Why Not Come Home?

Dear Rabbi Bloom,

Yes, as you wrote in Hamodia, in many areas of Hashem’s service, He leaves a small cruse of oil for us to discover and light, if only we search for it diligently. He then lavishes miraculous Divine aid over our efforts so that the flame grows to tremendous proportions.

I am among the fortunate who — many years ago — were privileged to recognize His lovingkindness in His establishment of a yishuv in Eretz Yisrael. I understood that, after the decimation of the Jews of the world in their lands of exile, we were meant to ascend to live in the Land He chose for our service of Him. Those of us who have come here have witnessed amazing growth toward the Geulah, in every single area of Torah observance and learning. As individuals, we have grown and flourished in unprecedented ways.

But the Land awaits the rest of its children, especially those faithful to His commandments. If an observant Torah Jew out there picks up and moves … why does he not consider moving to where the mitzvos are meant to be observed?
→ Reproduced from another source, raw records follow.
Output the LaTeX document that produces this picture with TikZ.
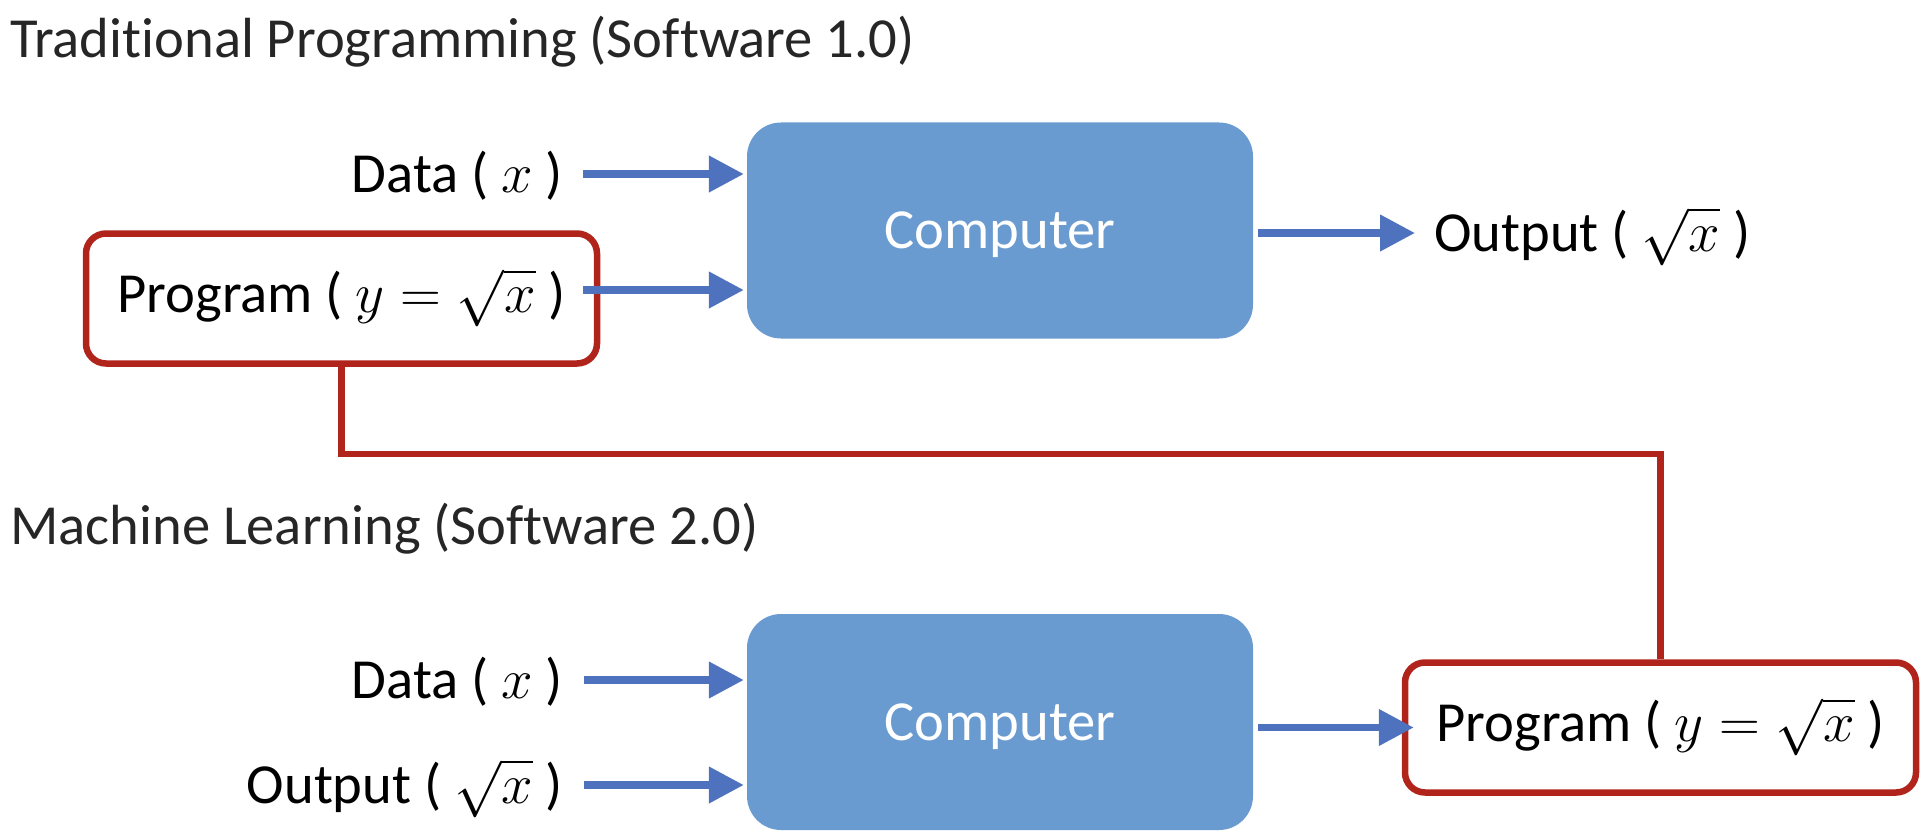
\RequirePackage{fix-cm}
\documentclass[tikz,border=0pt]{standalone}
\usepackage{fontspec}
\setmainfont{Carlito}[Ligatures=NoCommon]
\usetikzlibrary{arrows.meta}
\definecolor{boxblue}{HTML}{6A9BD0}
\definecolor{arrblue}{HTML}{4F72BE}
\definecolor{progred}{HTML}{B0241B}
\definecolor{titlegray}{HTML}{262626}
\begin{document}
\begin{tikzpicture}[x=1pt,y=-1pt,
  every node/.style={font=\fontsize{56.6}{68}\selectfont, inner sep=0pt},
  lbl/.style={text height=46pt, text depth=10pt},
  comp/.style={fill=boxblue, rounded corners=34pt, minimum width=506pt, minimum height=216pt, text=white, text height=46pt, text depth=10pt},
  prog/.style={draw=progred, line width=6.5pt, rounded corners=20pt, minimum width=511pt, minimum height=130pt, text height=40pt, text depth=12pt},
  arr/.style={draw=arrblue, line width=7.5pt, -{Triangle[length=35pt,width=35pt]}},
  link/.style={draw=progred, line width=6.5pt}]
\useasboundingbox (0,0) rectangle (1930,840);
% titles
\node[anchor=base west, text=titlegray] (t1) at (10,58) {Traditional Programming (Software 1.0)};
\node[anchor=base west, text=titlegray] (t2) at (10,544) {Machine Learning (Software 2.0)};
% top row
\node[comp] (comp1) at (1000,230.5) {Computer};
\node[lbl, anchor=east] (data1) at (563,174) {Data ( $x$ )};
\node[prog] (prog1) at (341.5,298.5) {Program ( $y=\sqrt{x}$ )};
\node[lbl, anchor=west] (out1) at (1434,233) {Output ( $\sqrt{x}$ )};
\coordinate (p1a) at (583,290);
\draw[arr] ([xshift=20pt]data1.east) -- ([xshift=-3pt]comp1.west |- data1.east);
\draw[arr] (p1a) -- ([xshift=-3pt]comp1.west |- p1a);
\draw[arr] ([xshift=5pt]comp1.east |- out1.west) -- ([xshift=-19pt]out1.west);
% bottom row
\node[comp] (comp2) at (1000,722) {Computer};
\node[lbl, anchor=east] (data2) at (563,680) {Data ( $x$ )};
\node[lbl, anchor=east] (out2) at (563,785) {Output ( $\sqrt{x}$ )};
\node[prog] (prog2) at (1660.5,727.5) {Program ( $y=\sqrt{x}$ )};
\draw[arr] ([xshift=21pt]data2.east) -- ([xshift=-3pt]comp2.west |- data2.east);
\draw[arr] ([xshift=21pt]out2.east) -- ([xshift=-3pt]comp2.west |- out2.east);
\draw[arr] ([xshift=5pt]comp2.east |- prog2.west) -- ([xshift=12pt]prog2.west);
% red link
\coordinate (bend) at (1000,454);
\draw[link] (prog1.south) -- (prog1.south |- bend) -- (prog2.north |- bend) -- (prog2.north);
\end{tikzpicture}
\end{document}
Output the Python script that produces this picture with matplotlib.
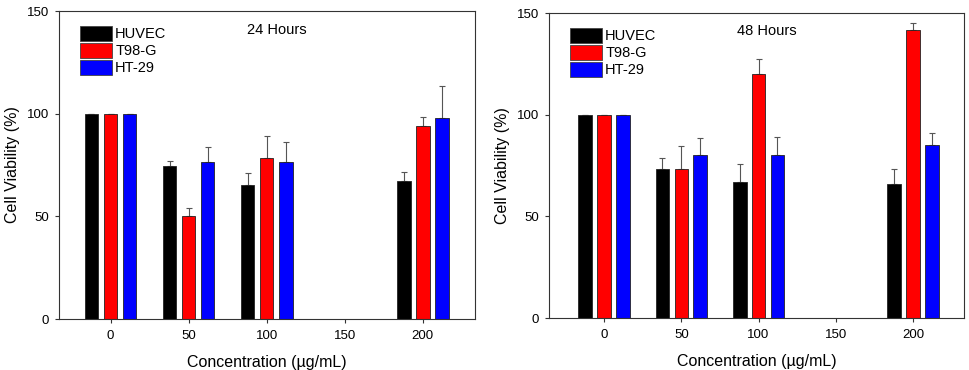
import numpy as np
import matplotlib.pyplot as plt

plt.rcParams['font.family'] = ['Liberation Sans', 'DejaVu Sans']

concentrations = [0, 50, 100, 200]
cell_lines = ["HUVEC", "T98-G", "HT-29"]
bar_colors = ["#000000", "#ff0000", "#0000ff"]

# 24 hours
huvec_24 = [100, 74.3, 65.2, 67.3]
t98g_24 = [100, 50.4, 78.3, 94.1]
ht29_24 = [100, 76.7, 76.4, 97.8]
huvec_24_err = [0, 2.6, 5.8, 4.2]
t98g_24_err = [0, 3.8, 10.6, 4.5]
ht29_24_err = [0, 7.3, 9.7, 15.7]

# 48 hours
huvec_48 = [100, 73.4, 66.7, 65.7]
t98g_48 = [100, 73.4, 120.0, 141.8]
ht29_48 = [100, 80.0, 80.0, 85.2]
huvec_48_err = [0, 5.3, 9.2, 7.7]
t98g_48_err = [0, 11.4, 7.4, 3.4]
ht29_48_err = [0, 8.7, 9.2, 5.9]

x_ticks = [0, 50, 100, 150, 200]
y_ticks = [0, 50, 100, 150]


def draw_panel(ax, values, errors, title, xlim):
    x = np.array(concentrations)
    offsets = [-12.2, 0, 12.2]
    for vals, errs, off, color, name in zip(values, errors, offsets, bar_colors, cell_lines):
        ax.bar(
            x + off,
            vals,
            width = 8.8,
            color = color,
            edgecolor = "#222222",
            linewidth = 0.6,
            label = name,
            zorder = 2
        )
        ax.errorbar(
            x + off,
            vals,
            yerr = [np.zeros(len(errs)), errs],
            fmt = "none",
            ecolor = "#555555",
            elinewidth = 0.8,
            capsize = 2.5,
            capthick = 0.8,
            zorder = 1
        )

    ax.set_xlim(*xlim)
    ax.set_ylim(0, 150)
    ax.set_xticks(x_ticks)
    ax.set_yticks(y_ticks)
    ax.tick_params(direction = "out", length = 3, width = 0.8, labelsize = 9.5,
                   color = "#333333")
    ax.tick_params(axis = "x", pad = 5)
    ax.tick_params(axis = "y", pad = 4)
    for spine in ax.spines.values():
        spine.set_color("#333333")
        spine.set_linewidth(0.8)

    ax.set_xlabel("Concentration (µg/mL)", fontsize = 11.5, labelpad = 9)
    ax.set_ylabel("Cell Viability (%)", fontsize = 11.5, labelpad = 5)
    ax.text(0.524, 0.94, title, transform = ax.transAxes, ha = "center",
            va = "center", fontsize = 10.5)

    legend = ax.legend(
        loc = "upper left",
        bbox_to_anchor = (0.03, 0.98),
        frameon = False,
        fontsize = 10.5,
        handlelength = 2.2,
        handleheight = 1.2,
        handletextpad = 0.2,
        labelspacing = 0.1,
        borderaxespad = 0.2
    )
    for patch in legend.get_patches():
        patch.set_edgecolor("#444444")


fig = plt.figure(figsize = (9.69, 3.70), dpi = 100)

ax1 = fig.add_axes([0.0609, 0.1378, 0.4293, 0.8324])
draw_panel(
    ax1,
    [huvec_24, t98g_24, ht29_24],
    [huvec_24_err, t98g_24_err, ht29_24_err],
    "24 Hours",
    (-33, 233.5)
)

ax2 = fig.add_axes([0.5666, 0.1405, 0.4283, 0.824])
draw_panel(
    ax2,
    [huvec_48, t98g_48, ht29_48],
    [huvec_48_err, t98g_48_err, ht29_48_err],
    "48 Hours",
    (-35.6, 233)
)

fig.savefig("out.png", dpi = 100)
How can it be, that Chanukah after Chanukah, so many Jews who really do want to find ways to expand the flames have their backs turned on this cruse, and seek only to dig deeper and deeper roots into foreign settlements?

We will soon read Parashas Vayigash, which ends with the tragic verse: “The people of Israel settled in the land of Egypt, in Goshen, and they established themselves there, and they were fruitful and multiplied.”

Is it any wonder that this is a parashah sesumah, and that Yaakov dared not reveal the end to us (see Keli Yakar)?

I was pained that your daughter’s move to another city outside of our Land was referred to so casually, without even a touch of sadness.

For a balanced view of the subject, please read To Dwell in the Palace, Feldheim Publishers, 1991, with the Haskamah of Harav Mordecai Gifter, zt”l.

Tzvia Ehrlich-Klein, Jerusalem

Rabbi Bloom responds:

Thank you for your letter.

My wife and I, too, are, baruch Hashem, among the fortunate ones who were privileged to ascend to live in “the Land He chose for our service to Him.” It wasn’t immediate, though. It took us 50 years till we realized our dream.

During the interim period we felt, after consultation with our rebbeim, that, on balance, the way we could serve Hashem best was to work in His service in a foreign land.

Until Moshiach comes (hopefully soon) and all the Jewish people are able to come united to rebuild the Beis Hamikdash, I think that each individual has to discuss with his rebbeim how best they can serve the Ribbono shel Olam.

If it turns out to be in Jackson, New Jersey, so be it.